#### TASK DESCRIPTION:
Word for word, quote all of the material, omitting the pictures.
++++++++
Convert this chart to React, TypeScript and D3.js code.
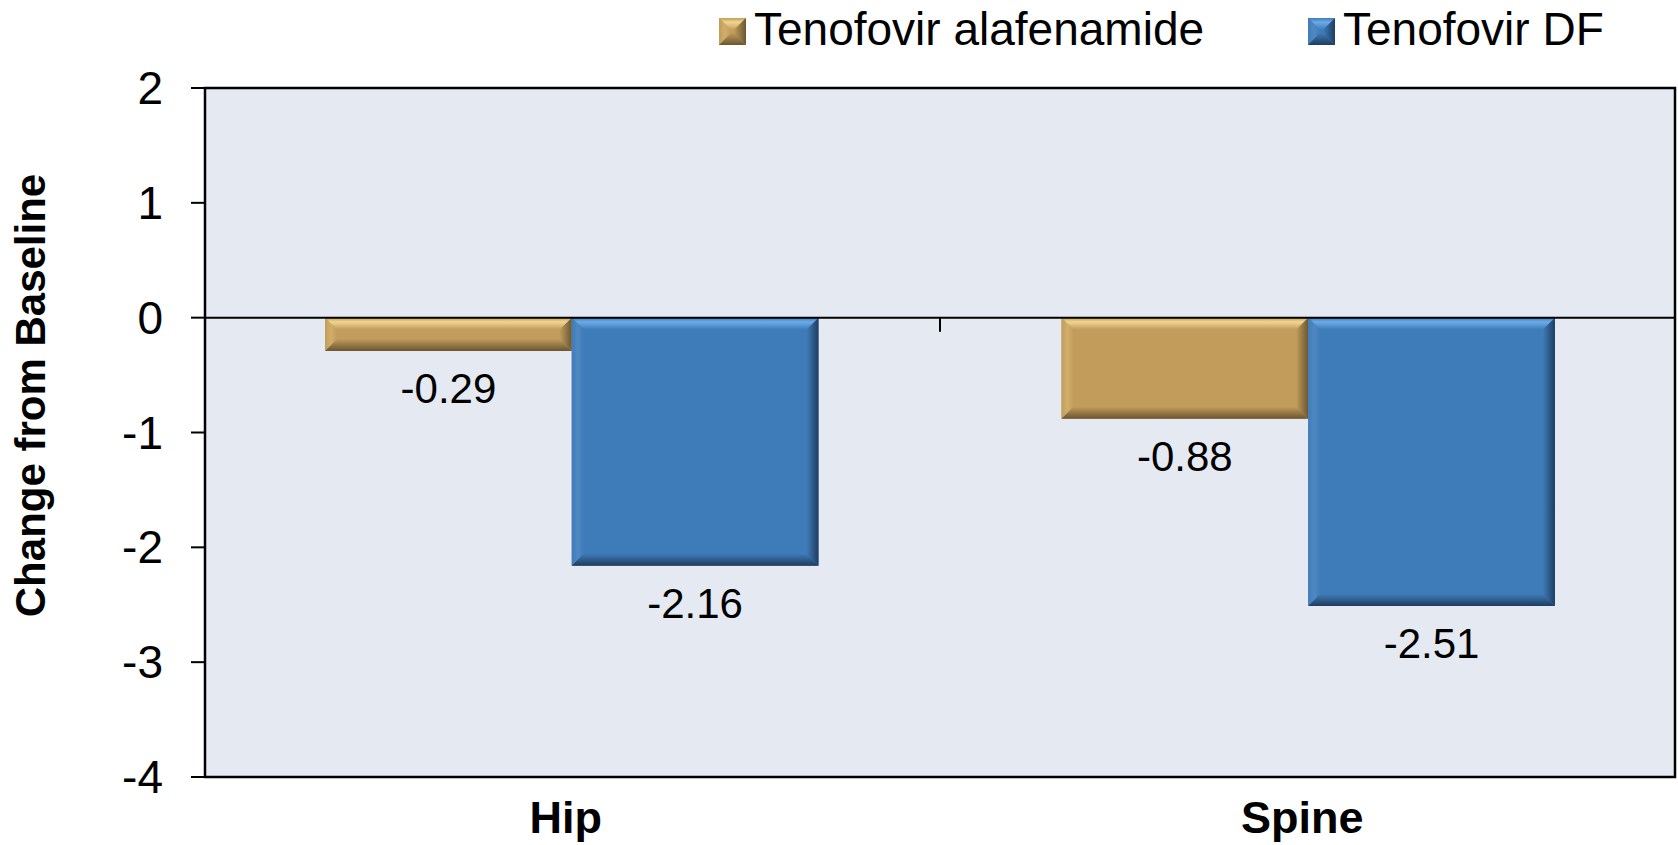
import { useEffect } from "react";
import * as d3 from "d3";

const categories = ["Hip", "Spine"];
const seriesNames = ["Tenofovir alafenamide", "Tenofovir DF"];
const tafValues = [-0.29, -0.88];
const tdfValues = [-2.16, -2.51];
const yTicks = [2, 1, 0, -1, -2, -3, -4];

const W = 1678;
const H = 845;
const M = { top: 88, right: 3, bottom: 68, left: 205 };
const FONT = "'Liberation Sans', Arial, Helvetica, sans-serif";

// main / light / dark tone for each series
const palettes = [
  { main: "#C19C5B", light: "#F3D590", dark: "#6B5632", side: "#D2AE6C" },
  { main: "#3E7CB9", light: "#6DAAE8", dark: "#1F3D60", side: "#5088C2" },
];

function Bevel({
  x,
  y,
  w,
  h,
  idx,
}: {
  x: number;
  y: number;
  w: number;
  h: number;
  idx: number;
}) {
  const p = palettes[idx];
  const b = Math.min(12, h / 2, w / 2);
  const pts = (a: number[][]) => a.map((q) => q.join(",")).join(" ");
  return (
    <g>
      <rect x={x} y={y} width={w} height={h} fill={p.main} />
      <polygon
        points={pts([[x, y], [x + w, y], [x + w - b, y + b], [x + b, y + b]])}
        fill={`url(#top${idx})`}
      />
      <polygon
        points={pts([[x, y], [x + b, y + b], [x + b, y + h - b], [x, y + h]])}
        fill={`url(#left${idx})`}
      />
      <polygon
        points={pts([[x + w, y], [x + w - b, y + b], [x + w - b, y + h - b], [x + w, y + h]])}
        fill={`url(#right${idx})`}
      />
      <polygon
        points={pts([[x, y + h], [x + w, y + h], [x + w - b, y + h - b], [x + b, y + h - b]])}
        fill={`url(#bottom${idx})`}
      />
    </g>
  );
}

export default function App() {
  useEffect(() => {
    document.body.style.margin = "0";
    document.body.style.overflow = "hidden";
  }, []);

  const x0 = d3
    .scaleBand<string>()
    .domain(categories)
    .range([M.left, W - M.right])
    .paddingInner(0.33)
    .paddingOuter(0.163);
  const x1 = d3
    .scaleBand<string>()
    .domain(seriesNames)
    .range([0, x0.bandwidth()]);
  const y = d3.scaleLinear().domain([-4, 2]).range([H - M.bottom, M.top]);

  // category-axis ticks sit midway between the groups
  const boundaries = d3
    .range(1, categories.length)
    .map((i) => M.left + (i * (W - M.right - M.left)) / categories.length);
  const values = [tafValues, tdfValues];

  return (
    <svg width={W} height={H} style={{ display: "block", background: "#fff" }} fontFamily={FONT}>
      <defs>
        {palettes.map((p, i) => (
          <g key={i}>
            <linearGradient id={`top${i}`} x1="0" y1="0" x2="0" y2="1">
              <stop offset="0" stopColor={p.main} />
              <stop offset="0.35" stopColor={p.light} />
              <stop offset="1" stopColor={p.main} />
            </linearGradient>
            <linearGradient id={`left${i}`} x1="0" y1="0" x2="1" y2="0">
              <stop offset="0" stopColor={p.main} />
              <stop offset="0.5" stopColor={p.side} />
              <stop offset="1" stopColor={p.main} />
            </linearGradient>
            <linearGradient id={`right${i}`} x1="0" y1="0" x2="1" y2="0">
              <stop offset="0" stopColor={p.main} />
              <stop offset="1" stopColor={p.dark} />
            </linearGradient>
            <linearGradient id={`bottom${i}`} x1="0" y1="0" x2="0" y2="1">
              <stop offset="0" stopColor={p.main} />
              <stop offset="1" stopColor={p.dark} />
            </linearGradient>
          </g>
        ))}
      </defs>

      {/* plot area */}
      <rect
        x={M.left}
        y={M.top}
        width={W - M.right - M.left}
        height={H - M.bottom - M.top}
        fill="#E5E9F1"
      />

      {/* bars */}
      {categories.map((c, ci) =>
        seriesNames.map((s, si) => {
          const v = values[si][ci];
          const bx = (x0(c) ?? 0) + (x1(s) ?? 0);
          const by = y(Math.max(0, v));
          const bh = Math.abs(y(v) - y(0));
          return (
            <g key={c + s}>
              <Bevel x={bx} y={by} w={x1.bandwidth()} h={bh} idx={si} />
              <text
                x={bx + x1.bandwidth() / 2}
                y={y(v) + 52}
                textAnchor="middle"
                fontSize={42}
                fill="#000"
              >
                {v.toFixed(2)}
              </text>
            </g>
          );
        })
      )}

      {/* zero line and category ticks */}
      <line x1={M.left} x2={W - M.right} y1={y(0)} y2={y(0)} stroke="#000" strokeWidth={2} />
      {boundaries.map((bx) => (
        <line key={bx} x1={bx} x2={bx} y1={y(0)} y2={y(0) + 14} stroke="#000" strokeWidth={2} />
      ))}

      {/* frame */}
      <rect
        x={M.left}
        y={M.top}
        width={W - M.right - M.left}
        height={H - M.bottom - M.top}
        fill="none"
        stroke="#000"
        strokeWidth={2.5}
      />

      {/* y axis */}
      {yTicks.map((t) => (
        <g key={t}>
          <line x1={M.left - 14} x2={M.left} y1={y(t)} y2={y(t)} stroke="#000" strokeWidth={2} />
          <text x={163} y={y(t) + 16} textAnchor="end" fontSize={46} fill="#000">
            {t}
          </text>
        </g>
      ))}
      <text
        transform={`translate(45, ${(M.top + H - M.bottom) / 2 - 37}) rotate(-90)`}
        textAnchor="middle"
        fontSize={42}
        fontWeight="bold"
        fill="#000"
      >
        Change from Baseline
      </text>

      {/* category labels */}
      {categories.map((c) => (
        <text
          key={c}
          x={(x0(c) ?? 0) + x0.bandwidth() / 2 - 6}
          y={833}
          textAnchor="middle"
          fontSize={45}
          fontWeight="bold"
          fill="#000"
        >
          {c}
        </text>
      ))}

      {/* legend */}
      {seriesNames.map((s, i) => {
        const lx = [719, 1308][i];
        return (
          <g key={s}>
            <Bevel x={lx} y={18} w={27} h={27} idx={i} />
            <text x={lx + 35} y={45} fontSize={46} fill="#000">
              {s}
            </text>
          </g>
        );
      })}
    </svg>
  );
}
++++++++
#### RESPONSE TO THIS EXERCISE:
Convert this chart to React, TypeScript and D3.js code.
import { useEffect } from "react";
import * as d3 from "d3";

const categories = ["Hip", "Spine"];
const seriesNames = ["Tenofovir alafenamide", "Tenofovir DF"];
const tafValues = [-0.29, -0.88];
const tdfValues = [-2.16, -2.51];
const yTicks = [2, 1, 0, -1, -2, -3, -4];

const W = 1678;
const H = 845;
const M = { top: 88, right: 3, bottom: 68, left: 205 };
const FONT = "'Liberation Sans', Arial, Helvetica, sans-serif";

// main / light / dark tone for each series
const palettes = [
  { main: "#C19C5B", light: "#F3D590", dark: "#6B5632", side: "#D2AE6C" },
  { main: "#3E7CB9", light: "#6DAAE8", dark: "#1F3D60", side: "#5088C2" },
];

function Bevel({
  x,
  y,
  w,
  h,
  idx,
}: {
  x: number;
  y: number;
  w: number;
  h: number;
  idx: number;
}) {
  const p = palettes[idx];
  const b = Math.min(12, h / 2, w / 2);
  const pts = (a: number[][]) => a.map((q) => q.join(",")).join(" ");
  return (
    <g>
      <rect x={x} y={y} width={w} height={h} fill={p.main} />
      <polygon
        points={pts([[x, y], [x + w, y], [x + w - b, y + b], [x + b, y + b]])}
        fill={`url(#top${idx})`}
      />
      <polygon
        points={pts([[x, y], [x + b, y + b], [x + b, y + h - b], [x, y + h]])}
        fill={`url(#left${idx})`}
      />
      <polygon
        points={pts([[x + w, y], [x + w - b, y + b], [x + w - b, y + h - b], [x + w, y + h]])}
        fill={`url(#right${idx})`}
      />
      <polygon
        points={pts([[x, y + h], [x + w, y + h], [x + w - b, y + h - b], [x + b, y + h - b]])}
        fill={`url(#bottom${idx})`}
      />
    </g>
  );
}

export default function App() {
  useEffect(() => {
    document.body.style.margin = "0";
    document.body.style.overflow = "hidden";
  }, []);

  const x0 = d3
    .scaleBand<string>()
    .domain(categories)
    .range([M.left, W - M.right])
    .paddingInner(0.33)
    .paddingOuter(0.163);
  const x1 = d3
    .scaleBand<string>()
    .domain(seriesNames)
    .range([0, x0.bandwidth()]);
  const y = d3.scaleLinear().domain([-4, 2]).range([H - M.bottom, M.top]);

  // category-axis ticks sit midway between the groups
  const boundaries = d3
    .range(1, categories.length)
    .map((i) => M.left + (i * (W - M.right - M.left)) / categories.length);
  const values = [tafValues, tdfValues];

  return (
    <svg width={W} height={H} style={{ display: "block", background: "#fff" }} fontFamily={FONT}>
      <defs>
        {palettes.map((p, i) => (
          <g key={i}>
            <linearGradient id={`top${i}`} x1="0" y1="0" x2="0" y2="1">
              <stop offset="0" stopColor={p.main} />
              <stop offset="0.35" stopColor={p.light} />
              <stop offset="1" stopColor={p.main} />
            </linearGradient>
            <linearGradient id={`left${i}`} x1="0" y1="0" x2="1" y2="0">
              <stop offset="0" stopColor={p.main} />
              <stop offset="0.5" stopColor={p.side} />
              <stop offset="1" stopColor={p.main} />
            </linearGradient>
            <linearGradient id={`right${i}`} x1="0" y1="0" x2="1" y2="0">
              <stop offset="0" stopColor={p.main} />
              <stop offset="1" stopColor={p.dark} />
            </linearGradient>
            <linearGradient id={`bottom${i}`} x1="0" y1="0" x2="0" y2="1">
              <stop offset="0" stopColor={p.main} />
              <stop offset="1" stopColor={p.dark} />
            </linearGradient>
          </g>
        ))}
      </defs>

      {/* plot area */}
      <rect
        x={M.left}
        y={M.top}
        width={W - M.right - M.left}
        height={H - M.bottom - M.top}
        fill="#E5E9F1"
      />

      {/* bars */}
      {categories.map((c, ci) =>
        seriesNames.map((s, si) => {
          const v = values[si][ci];
          const bx = (x0(c) ?? 0) + (x1(s) ?? 0);
          const by = y(Math.max(0, v));
          const bh = Math.abs(y(v) - y(0));
          return (
            <g key={c + s}>
              <Bevel x={bx} y={by} w={x1.bandwidth()} h={bh} idx={si} />
              <text
                x={bx + x1.bandwidth() / 2}
                y={y(v) + 52}
                textAnchor="middle"
                fontSize={42}
                fill="#000"
              >
                {v.toFixed(2)}
              </text>
            </g>
          );
        })
      )}

      {/* zero line and category ticks */}
      <line x1={M.left} x2={W - M.right} y1={y(0)} y2={y(0)} stroke="#000" strokeWidth={2} />
      {boundaries.map((bx) => (
        <line key={bx} x1={bx} x2={bx} y1={y(0)} y2={y(0) + 14} stroke="#000" strokeWidth={2} />
      ))}

      {/* frame */}
      <rect
        x={M.left}
        y={M.top}
        width={W - M.right - M.left}
        height={H - M.bottom - M.top}
        fill="none"
        stroke="#000"
        strokeWidth={2.5}
      />

      {/* y axis */}
      {yTicks.map((t) => (
        <g key={t}>
          <line x1={M.left - 14} x2={M.left} y1={y(t)} y2={y(t)} stroke="#000" strokeWidth={2} />
          <text x={163} y={y(t) + 16} textAnchor="end" fontSize={46} fill="#000">
            {t}
          </text>
        </g>
      ))}
      <text
        transform={`translate(45, ${(M.top + H - M.bottom) / 2 - 37}) rotate(-90)`}
        textAnchor="middle"
        fontSize={42}
        fontWeight="bold"
        fill="#000"
      >
        Change from Baseline
      </text>

      {/* category labels */}
      {categories.map((c) => (
        <text
          key={c}
          x={(x0(c) ?? 0) + x0.bandwidth() / 2 - 6}
          y={833}
          textAnchor="middle"
          fontSize={45}
          fontWeight="bold"
          fill="#000"
        >
          {c}
        </text>
      ))}

      {/* legend */}
      {seriesNames.map((s, i) => {
        const lx = [719, 1308][i];
        return (
          <g key={s}>
            <Bevel x={lx} y={18} w={27} h={27} idx={i} />
            <text x={lx + 35} y={45} fontSize={46} fill="#000">
              {s}
            </text>
          </g>
        );
      })}
    </svg>
  );
}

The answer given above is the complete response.